To repeat what I started out before, as a youth, nay, almost a beardless boy, I was taken captive, before I knew what to pursue and what to avoid. Hence today I blush and fear exceedingly to reveal my lack of education; for I am unable to tell my story to those versed in the art of concise writing – in such a way, I mean, as my spirit and mind long to do, and so that the sense of my words expresses what I feel.

But if indeed it had been given to me as it was given to others, I would not have been silent because of my desire of thanksgiving; and if perhaps some people think me arrogant for doing so in spite of my lack of knowledge and my slow tongue, it is, after all, written: The stammering tongues shall quickly learn to speak peace.

How much more should we earnestly strive to do this, we, who are, so Scripture says, a letter of Christ for salvation unto the utmost part of the earth, and, though not an eloquent one, yet…written in your hearts, not with ink, but with the Spirit of the living God!

Section 5

And, again, the Spirit witnesses that even farming was ordained by the Most High. Whence I, once rustic, exiled, unlearned, incapable to provide for the future, this at least I know most certainly that before I was humiliated I was like a stone lying in the deep mire; and He that is mighty came and in His mercy lifted me, and raised me up, and placed me on the top of the wall. And therefore I ought to cry out aloud and so also render something to the Lord for His great benefits here and in eternity – benefits beyond men’s conception.

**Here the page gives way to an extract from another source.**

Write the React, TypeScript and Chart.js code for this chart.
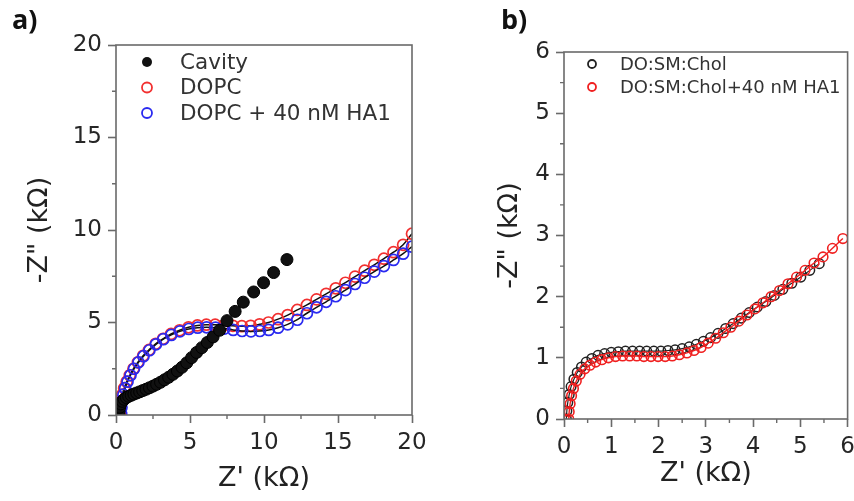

But wherefore, do you wonder, o great and small who fear God? And you rhetoricians of the Gauls, who know not the Lord? Listen and pore over this. Who was it that roused up me, fool that I am, from the midst of those who in the eyes of men are wise, and expert in law, and powerful in word and in everything? And He inspired me – me, the outcast of this world – before others, to be the man (if only I could!) who, with fear and reverence and without blame, should faithfully serve the people to whom the love of Christ conveyed and gave me for the duration of my life, if I should be worthy; yes indeed, to serve them humbly and sincerely.